She was having one of those foot stomping, fist shaking, shrieking nonsense kind of moments. As dozens of (not advised) parenting moves floated through my head, I came to my better senses, took a deep breath and gave her a minute. I calmly presented her with two choices. “Would you like to fill your belly more or are you ready for bath?”

“Fill belly,” she pouted. She gobbled down some more dinner and then looked at me with the most enlightened eyes. In her calmest and most matter of fact voice, she claimed, “Mama, I was really hangry.”

(Really? I couldn’t tell.)

I know that most of my daughter’s challenges come when she is tired or hungry or the dreaded combo of both at the same time. I also know that even at three, she can tell me a lot about what she is feeling. Don’t get me wrong, I’m big on vocabulary and literacy in general, but as far as words for feelings, I think they are the cat’s pajamas.

Another day—not so far from monster hangry day—we were away with family celebrating my mother-in-law’s 70th birthday. Picture our fam of four, seven other adults, three college-age cousins and another two cousins the same age as my kids. We did the best to bring the essentials for this three-night excursion, but let’s be honest—any time you stay at an inn or hotel, there are challenges.

Well, on morning number one, she threw a tantrum of epic proportions. Know how I always say I am not a poster parent with poster kids? Case. In. Point. Screaming mean I-don’t-like-yous at anyone who looked her way, hitting me and saying things like, “if you don’t _____, I am not going to play with you anymore.” That’s MEAN in three-year-old world.

I weathered the storm just barely, but I also knew we had two and a half days left on this joyous family outing. There were plenty of tactics to employ: lots of outside time, some designated quiet time, well-planned snacks and meals, etc. But the tactic of teaching her words for her feelings might have been the most important: I reminded her what the word “overwhelmed” meant.

We spent that night’s bedtime role playing situations to use the word overwhelmed. We sometimes do this kind of role-play at bedtime before nighttime books. She is still at the age where she loves it so I am soaking it in.

We talked about how our ears can get overwhelmed by noise that’s too loud or too many noises at once. Our body can get overwhelmed if we are squished or too hot. We can feel overwhelmed when there are too many voices trying to talk to us.

Sure enough, on morning three, when history appears it might repeat itself (god no, please no), she leaves her seat at the breakfast table, walks over and whispers in my ear, “Mama, I am feeling overwhelmed.” (She was probably hangry at this stage too, but that’s beside the point.)

I whispered back asking if she wanted me to move her chair next to mine so the only people next to her were me and grandma. She very happily took me up on my offer. After some food and less conversation, she was ready for a day of hide-and-seek and dominoes with her cousins. Success!

Similarly, I try and provide this for my one-year-old, who just discovered she is quite good at mimicking a pterodactyl to communicate anything she does or does not want. Much like my first daughter, we are teaching her some signs.
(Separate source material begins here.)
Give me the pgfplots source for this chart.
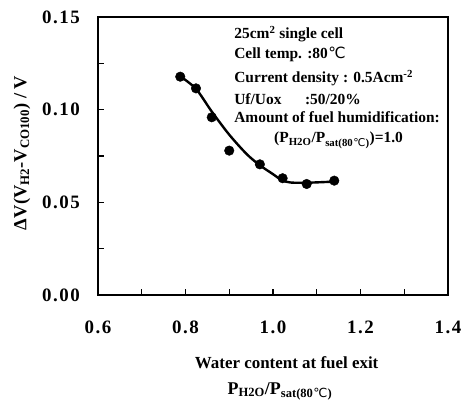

I don’t know much about “baby sign language” but my parents sign using ASL, so they are our instructors. She is 14 months and knows how to sign for milk and boy, does she. My god, she asks for a lot of milk. Sometimes, she brings her milk sign hand right up to my eyeballs, just in case I missed it. But she’s now also mastering water, food, please and more.

Next we’ll teach her the sign for help. A child who is not yet speaking can tell you a lot if they can ask for milk, water, food, help and more. It’s amazing.

I recognize this is not for every child. Having spent my career working with children of all ages with delays and disabilities, I recognize fully that many three-and-a-half-year-olds aren’t there yet. But I think the takeaway for me is that talking about feeling words and role playing what that means checks a lot of boxes. It exposes my kids to that specific vocabulary and more, it gives us some structured role play time here and there, it allows me to model managing feelings, because hell, we’ve all got em and once in a blue moon, it spares us a screaming tantrum so bad I think she might puke.

And what’s worse than a tantrum? A tantrum that ends in puke. Or poop. That’s a story for another day.